Q : Est-ce qu’une personne peut refuser de se soumettre à un test ADN si la police lui demande d’en subir un ?
Me Yousuf Mohamed : Bien sûr, la personne peut toujours refuser de subir un test ADN et dans ce cas-là, la police doit demander à la Cour de statuer. C’est comme dans les cas de conduite sous l’influence de l’alcool où on demande au conducteur de souffler dans un ballon. Si ce test n’est pas satisfaisant, la police peut lui demander de venir à l’hôpital pour subir un test à partir d’un prélèvement de son sang ou de son urine. Même dans ce cas, le conducteur peut refuser de se soumettre à ce test. La police doit faire appel à un juge et perdre du temps dans de longues procédures et cela ne l’aide pas dans son travail.
Me Jacques Panglose : C’est le droit constitutionnel d’une personne de refuser de se soumettre à un test ADN ou n’importe quel autre test car c’est de son corps qu’il s’agit. Et la police ne peut obliger personne à subir un test ADN car ce serait arbitraire et cela détruirait le fondement même de cet exercice.
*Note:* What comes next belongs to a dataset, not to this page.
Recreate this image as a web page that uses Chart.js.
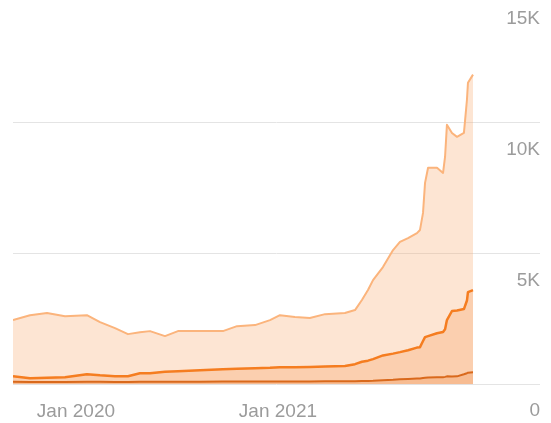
<!DOCTYPE html>
<html>
<head>
<meta charset="utf-8">
<script src="https://cdn.jsdelivr.net/npm/chart.js@4/dist/chart.umd.min.js"></script>
<style>
  html, body { margin: 0; padding: 0; background: #fff; overflow: hidden; }
  #wrap { position: absolute; left: 0; top: -8px; width: 551px; height: 450px; }
</style>
</head>
<body>
<div id="wrap"><canvas id="chart"></canvas></div>
<script>
// months since Jan 2020 (0 = Jan 2020)
const months = [
    -3.74, -2.73, -1.72, -0.65, 0.65, 1.43, 2.32, 3.09, 3.80, 4.40,
    5.29, 6.06, 7.37, 8.73, 9.57, 10.64, 11.53, 12.12, 13.01, 13.90,
    14.80, 15.98, 16.58, 16.99, 17.35, 17.65, 18.24, 18.84, 19.25, 19.73,
    20.26, 20.44, 20.62, 20.74, 20.92, 21.45, 21.81, 21.93, 22.04, 22.34,
    22.64, 23.05, 23.23, 23.29, 23.59
];

const topValues = [
    2450, 2640, 2720, 2600, 2640, 2375, 2145, 1915, 1990, 2030,
    1840, 2030, 2030, 2030, 2220, 2260, 2450, 2640, 2570, 2530,
    2680, 2720, 2835, 3220, 3600, 3980, 4480, 5130, 5440, 5590,
    5780, 5900, 6550, 7700, 8280, 8280, 8080, 8700, 9920, 9610,
    9460, 9610, 10880, 11530, 11840
];

const midValues = [
    306, 230, 250, 268, 383, 340, 306, 306, 420, 420,
    480, 500, 535, 570, 590, 613, 630, 650, 650, 660,
    680, 700, 766, 860, 900, 960, 1100, 1170, 1226, 1300,
    1400, 1417, 1650, 1800, 1839, 1950, 2000, 2100, 2452, 2800,
    2820, 2873, 3200, 3524, 3600
];

const lowValues = [
    90, 80, 80, 85, 90, 90, 85, 85, 90, 90,
    95, 95, 95, 100, 100, 100, 105, 105, 105, 105,
    110, 110, 115, 120, 125, 130, 150, 170, 190, 200,
    215, 220, 240, 250, 260, 270, 270, 280, 300, 290,
    300, 380, 420, 440, 460
];

const tickMonths = [0, 12];
const tickLabels = ["Jan 2020", "Jan 2021"];

function toPoints(values) {
    return values.map((v, i) => ({ x: months[i], y: v }));
}

function zeroPadding(scale) {
    scale.paddingTop = 0;
    scale.paddingBottom = 0;
    scale.paddingLeft = 0;
    scale.paddingRight = 0;
}

const tickFont = { family: "'Liberation Sans', Arial, sans-serif", size: 19 };

new Chart(document.getElementById("chart"), {
    type: "line",
    data: {
        datasets: [
            {
                data: toPoints(lowValues),
                borderColor: "#d9691c",
                backgroundColor: "rgba(230, 120, 40, 0.22)",
                borderWidth: 2,
                fill: "origin"
            },
            {
                data: toPoints(midValues),
                borderColor: "#f57d20",
                backgroundColor: "rgba(245, 130, 50, 0.22)",
                borderWidth: 2.5,
                fill: "origin"
            },
            {
                data: toPoints(topValues),
                borderColor: "#fbb47c",
                backgroundColor: "rgba(250, 170, 110, 0.3)",
                borderWidth: 2,
                fill: "origin"
            }
        ]
    },
    options: {
        animation: false,
        responsive: true,
        maintainAspectRatio: false,
        layout: { padding: { left: 13, right: 11, top: 0, bottom: 3 } },
        elements: {
            point: { radius: 0 },
            line: { tension: 0, borderJoinStyle: "round" }
        },
        plugins: {
            legend: { display: false },
            tooltip: { enabled: false }
        },
        scales: {
            x: {
                type: "linear",
                min: -3.74,
                max: 27.57,
                grid: { display: false, drawTicks: false },
                border: { display: false },
                afterBuildTicks: scale => {
                    scale.ticks = tickMonths.map(v => ({ value: v }));
                },
                afterFit: zeroPadding,
                ticks: {
                    autoSkip: false,
                    maxRotation: 0,
                    padding: 16,
                    color: "#9b9b9b",
                    font: tickFont,
                    callback: value => tickLabels[tickMonths.indexOf(value)] ?? ""
                }
            },
            y: {
                position: "right",
                min: 0,
                max: 15000,
                grid: { color: "#e4e4e4", lineWidth: 1, drawTicks: false },
                border: { display: false },
                afterFit: zeroPadding,
                ticks: {
                    stepSize: 5000,
                    mirror: true,
                    padding: 0,
                    labelOffset: 27,
                    color: "#9b9b9b",
                    font: tickFont,
                    callback: value => value === 0 ? "0" : (value / 1000) + "K"
                }
            }
        }
    }
});
</script>
</body>
</html>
Mais si vraiment la police a des raisons valables pour douter d’une personne et que cette dernière refuse de se soumettre à un test ADN, elle peut toujours demander à la Cour de statuer. De toute façon, qu’est-ce que cet exercice va prouver ? Que le suspect était sur les lieux du crime ? Encore faut-il prouver qu’il est impliqué dans l’acte criminel. Ce n’est qu’un début de piste.
Q : Pensez-vous que la police aurait dû avoir plus de moyens pour forcer quelqu’un à se soumettre à un test ADN dès qu’elle a des soupçons sur lui?
Me Yousuf Mohamed : Oui, on devrait amender la loi pour donner à la police plus de moyens pour forcer une personne à se soumettre à un test ADN sans passer par une motion en Cour. Ce serait un moyen de détecter des criminels plus facilement. Si la police a des raisons valables de soupçonner quelqu’un, je ne vois aucune clause de la Constitution qui peut l’empêcher de contraindre cette personne à subir un test ADN. La police doit pouvoir prendre des prélèvements de sang, de salive, de peau, de cheveux qui peuvent servir à faire avancer leur enquête et trouver le ou les coupables. Je suis tout à fait pour.
Me Jacques Panglose : Je ne suis pas du tout d’accord pour qu’on donne à la police plus de moyens pour contraindre les gens à ce genre de test, ce serait du domaine de l’arbitraire. La police a les moyens de forcer quelqu’un à se soumettre à un test ADN en allant devant le juge. C’est comme quand on veut mettre quelqu’un sur table d’écoute. On ne peut arrêter quelqu’un en se basant sur un doute, encore moins le contraindre à subir un test ADN. La loi n’est pas arbitraire et ne peut être appliquée à partir d’un simple doute ou des allégations. Il faut que les soupçons soient raisonnables.